Yacenda remained politically active throughout his life. He was a close adviser to Oran Gragson on his four successful campaigns for Las Vegas mayor and an unsuccessful bid for governor in 1962. As Yacenda aged, he found the Democratic Party to be a better fit to his ideology and switched his allegiance. He was asked by the Democratic Party to run for a state senate seat in 1966, but declined the invitation. He attempted to aid Democrats Ed Fike and Mike O'Callaghan in late 1960s election campaigns, but was blocked by the party who felt he was too independent. In 1986, Hasley recalled, "[Yacenda] had one of the shrewdest political minds around ... a lot of people in office today owe their careers to him."
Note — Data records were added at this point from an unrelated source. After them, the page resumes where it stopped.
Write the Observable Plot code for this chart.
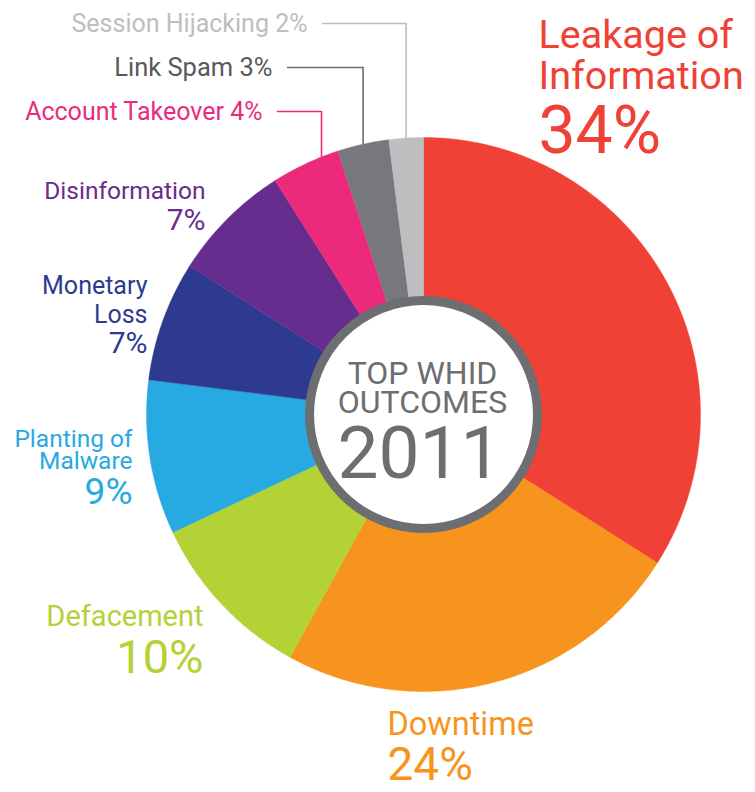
<!DOCTYPE html>
<html>
<head>
<meta charset="utf-8">
<script src="https://cdn.jsdelivr.net/npm/d3@7"></script>
<script src="https://cdn.jsdelivr.net/npm/@observablehq/plot@0.6"></script>
<style>
  html, body { margin: 0; padding: 0; background: #fff; }
  #chart svg { display: block; }
</style>
</head>
<body>
<div id="chart"></div>
<script>
// ---------- DATA ----------
const categories = ["Leakage of Information", "Downtime", "Defacement", "Planting of Malware",
  "Monetary Loss", "Disinformation", "Account Takeover", "Link Spam", "Session Hijacking"];
const shares = [34, 24, 10, 9, 7, 7, 4, 3, 2];
const nameLines = ["Leakage of\nInformation", "Downtime", "Defacement", "Planting of\nMalware",
  "Monetary\nLoss", "Disinformation", "Account Takeover", "Link Spam", "Session Hijacking"];
const sliceColors = ["#ef4136", "#f7941e", "#b3d236", "#27aae1", "#2e3a90", "#662d8f", "#ec2a7b", "#77787b", "#bcbec0"];
const textColors  = ["#ef4136", "#f7941e", "#b3d236", "#27aae1", "#2e3a90", "#662d8f", "#ec2a7b", "#58595b", "#bcbec0"];
const centerTitle = ["TOP WHID", "OUTCOMES"];
const centerYear = "2011";

// ---------- LAYOUT ----------
const W = 755, H = 792;
const cx = 423, cy = 414, R = 277, holeR = 114;
// label placement (pixels): text anchor x, baselines, font sizes
const labelLayout = [
  {anchor: "start", x: 538, nameY: 88,  pctY: 152, nameSize: 39.5, pctSize: 66, lh: 1.02},
  {anchor: "start", x: 387, nameY: 734, pctY: 779, nameSize: 32.5, pctSize: 46, lh: 1},
  {anchor: "end",   x: 203, nameY: 625, pctY: 672, nameSize: 29, pctSize: 47, lh: 1},
  {anchor: "end",   x: 132, nameY: 468, pctY: 503, nameSize: 24.5, pctSize: 37, lh: 0.88},
  {anchor: "end",   x: 147, nameY: 322, pctY: 352, nameSize: 25, pctSize: 30, lh: 1.15},
  {anchor: "end",   x: 205, nameY: 198, pctY: 229, nameSize: 24.5, pctSize: 30, lh: 1},
  {anchor: "end",   x: 262, nameY: 119, inline: true, nameSize: 25, attach: 0.75},
  {anchor: "end",   x: 272, nameY: 75,  inline: true, nameSize: 25.5, attach: 0.5},
  {anchor: "end",   x: 307, nameY: 31,  inline: true, nameSize: 25, attach: 0.5}
];
const leaderColors = [null, null, null, null, null, null, "#ec2a7b", "#6d6e71", "#bcbec0"];

// ---------- GEOMETRY from data ----------
const arcs = d3.pie().sort(null).startAngle(0).endAngle(2 * Math.PI)(shares);
const polar = (a, r) => [cx + r * Math.sin(a), cy - r * Math.cos(a)];

const sliceRows = [];
arcs.forEach((a, i) => {
  const cat = categories[i];
  sliceRows.push({cat, x: cx, y: cy});
  const n = Math.max(4, Math.ceil((a.endAngle - a.startAngle) / (Math.PI / 360)));
  for (let k = 0; k <= n; k++) {
    const t = a.startAngle + (a.endAngle - a.startAngle) * k / n;
    const [x, y] = polar(t, R);
    sliceRows.push({cat, x, y});
  }
  sliceRows.push({cat, x: cx, y: cy});
});

const marks = [];
marks.push(Plot.line(sliceRows, {x: "x", y: "y", z: "cat", fill: "cat", stroke: "cat", strokeWidth: 0.4, curve: "linear"}));

// leaders for small slices
arcs.forEach((a, i) => {
  const L = labelLayout[i];
  if (!L.inline) return;
  const t = a.startAngle + (a.endAngle - a.startAngle) * L.attach;
  const [ex, ey] = polar(t, R);
  const ly = L.nameY - 8;
  const pts = [{x: L.x + 15, y: ly}, {x: ex, y: ly}, {x: ex, y: ey}];
  marks.push(Plot.line(pts, {x: "x", y: "y", stroke: leaderColors[i], strokeWidth: 1.6}));
});

// labels
const fontFamily = "Roboto, 'Open Sans', sans-serif";
categories.forEach((c, i) => {
  const L = labelLayout[i];
  const pct = shares[i] + "%";
  if (L.inline) {
    marks.push(Plot.text([nameLines[i] + " " + pct], {
      x: () => L.x, y: () => L.nameY, text: d => d, textAnchor: L.anchor, lineAnchor: "bottom",
      fontSize: L.nameSize, fill: textColors[i], fontFamily
    }));
  } else {
    marks.push(Plot.text([nameLines[i]], {
      x: () => L.x, y: () => L.nameY, text: d => d, textAnchor: L.anchor, lineAnchor: "bottom",
      lineHeight: L.lh, fontSize: L.nameSize, fill: textColors[i], fontFamily
    }));
    marks.push(Plot.text([pct], {
      x: () => L.x, y: () => L.pctY, text: d => d, textAnchor: L.anchor, lineAnchor: "bottom",
      fontSize: L.pctSize, fill: textColors[i], fontFamily
    }));
  }
});

// center disk
marks.push(Plot.dot([{x: cx, y: cy}], {x: "x", y: "y", r: holeR, fill: "white", stroke: "#6d6e71", strokeWidth: 9}));
marks.push(Plot.text([centerTitle.join("\n")], {
  x: () => cx - 1, y: () => 412, text: d => d, lineAnchor: "bottom", lineHeight: 0.9,
  fontSize: 32, fill: "#6d6e71", fontFamily
}));
marks.push(Plot.text([centerYear], {
  x: () => cx - 4, y: () => 477, text: d => d, lineAnchor: "bottom",
  fontSize: 73, fill: "#6d6e71", fontFamily
}));

const chart = Plot.plot({
  width: W, height: H,
  margin: 0,
  x: {domain: [0, W], range: [0, W], axis: null},
  y: {domain: [0, H], range: [0, H], axis: null},
  color: {domain: categories, range: sliceColors},
  style: {background: "white"},
  marks
});
document.getElementById("chart").appendChild(chart);
</script>
</body>
</html>
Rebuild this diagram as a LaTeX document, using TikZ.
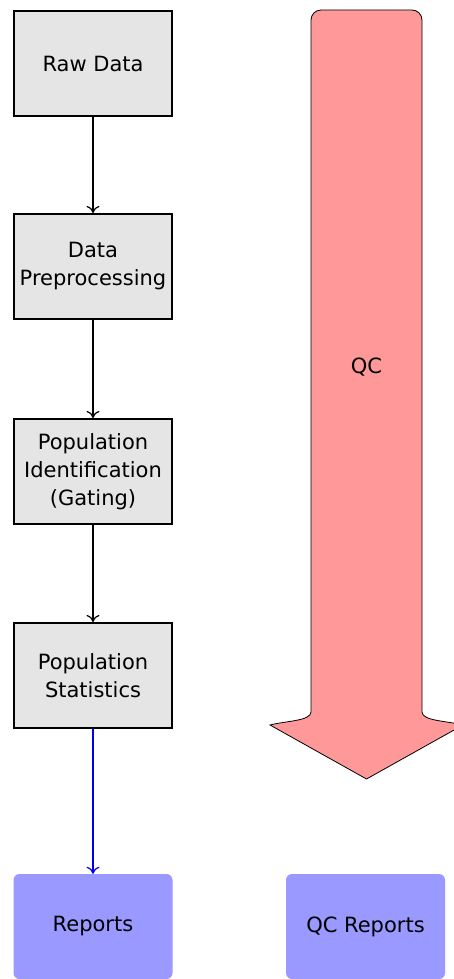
\documentclass[tikz,border=0pt]{standalone}
\usepackage{fontspec}
\setmainfont{DejaVu Sans}
\usetikzlibrary{arrows.meta}
\begin{document}
\begin{tikzpicture}[x=1pt,y=-1pt,
  procbox/.style={draw=black,line width=2pt,fill=black!10,minimum width=158pt,minimum height=105pt,inner sep=0pt,align=center,font=\fontsize{21}{28}\selectfont},
  repbox/.style={fill=blue!40,draw=none,rounded corners=6pt,minimum width=159pt,minimum height=105pt,inner sep=0pt,align=center,font=\fontsize{21}{28}\selectfont},
  flow/.style={draw=black,line width=1.2pt,-{To[length=7pt,width=13pt,line width=1.2pt]}},
  bflow/.style={flow,draw=blue!90!black}]
\useasboundingbox (0,0) rectangle (454,979);
\clip (0,0) rectangle (454,979);
% QC arrow
\draw[fill=red!40,line width=0.8pt]
  (311,712) -- (311,20) arc[start angle=180,end angle=90,radius=10pt]
  -- (412,10) arc[start angle=90,end angle=0,radius=10pt]
  -- (422,712) .. controls (422,721) and (448,721) .. (463,725)
  -- (366.5,779) -- (270,725)
  .. controls (285,721) and (311,721) .. (311,712) -- cycle;
\node[font=\fontsize{21}{28}\selectfont] (qc) at (366.5,367) {QC};
% process boxes
\node[procbox] (raw) at (93,63.5) {Raw Data};
\node[procbox] (pre) at (93,266.5) {Data\\Preprocessing};
\node[procbox] (gate) at (93,471.5) {Population\\Identification\\(Gating)};
\node[procbox] (stat) at (93,675.5) {Population\\Statistics};
\node[repbox] (rep) at (93,926.5) {Reports};
\node[repbox] (qcrep) at (365.5,926.5) {QC Reports};
\draw[flow] (raw) -- (pre);
\draw[flow] (pre) -- (gate);
\draw[flow] (gate) -- (stat);
\draw[bflow] (stat) -- (rep);
\end{tikzpicture}
\end{document}
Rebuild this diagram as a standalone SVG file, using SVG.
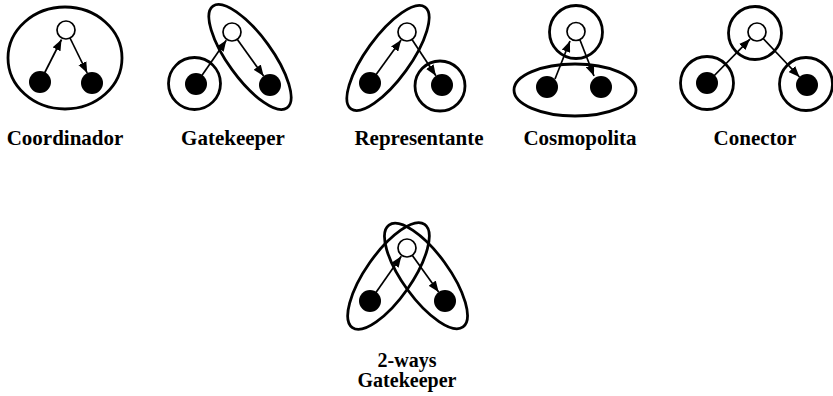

After selling the Valley Times, Yacenda contributed to a variety of Las Vegas area publications, including helping with the Suns youth forum in 1984. Yacenda remained active in the North Las Vegas community until his death. He is credited for being a key figure in creation of North Las Vegas Library, to which he donated both his time and money.

==Death and legacy==
Yacenda died in Houston, Texas, on June 13, 1986, while awaiting heart surgery. His funeral was held in Los Angeles where much of his immediate family lived at the time. Upon his death, Las Vegas Today editor Norma Staley described Yacenda as "a first class journalist [and] a super human being." Gragson credited Yacenda for his political success and described him as "a close associate and dear friend ... he was one of few who believed I had a chance" to win the mayor's office. "He was a credit to his profession and a stickler about facts", he added.

==Personal life==
Yacenda's brother, Rudy, worked with him at the Las Vegas Sun in the accounting department. He had four other brothers – Dom, Pat, Albert, and Sam – and two sisters – Claire Vaughn and Mary.